The clustering results yielded 17 clusters, with the largest cluster containing 16 instances and the smallest having 2. The modularity score was 0.863, indicating strong community cohesion. Traditional typology in ancient weaponry classification usually relies on the researcher’s experience, with mainstream views categorizing swords based on differences in characteristics such as blade, stem, ridge, guard, and tip. From the clustering results in this study, it is clear that swords with similar names are grouped into the same class. For example, swords named after their morphology (e.g., Cluster 11 Willow-Leaf Shape Single/Double Hole Short Swords) and those named after their origins (e.g., swords prefixed with “King of Yue” or “Changxing”) were automatically aggregated. This indicates that the clustering method implicitly contains the core logic of traditional classification while also revealing potential time and regional groupings, providing a reference for studying the evolution and spread of weapons.

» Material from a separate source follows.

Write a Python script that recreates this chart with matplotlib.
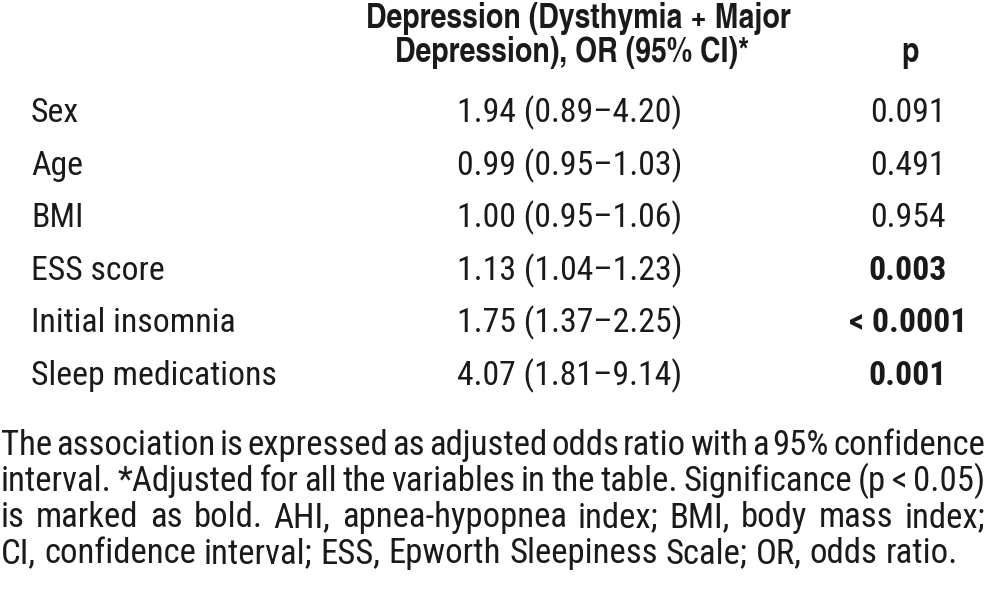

Compared to traditional archaeological methods, the innovation of this study lies in using the ontology to specify the required characteristic types, encoding and computing fine-grained characteristics using universal numerical methods, thereby reducing the impact of subjective weighting on results. This offers an additional tool for traditional classification from a global, comprehensive perspective, enabling the division of large-scale artifacts into groups.

In summary, the ontology-driven bronze sword morphological computation method can reveal both macro-level evolutionary characteristics (e.g., turning points in the Spring and Autumn period) and micro-level similarity groupings between artifacts. Its advantages include reproducibility and cross-regional comparability, though its explanatory power remains limited by sample representativeness, characteristic encoding, and clustering algorithm selection. Future research could integrate traditional archaeology typology and metallurgy studies to form more robust conclusions.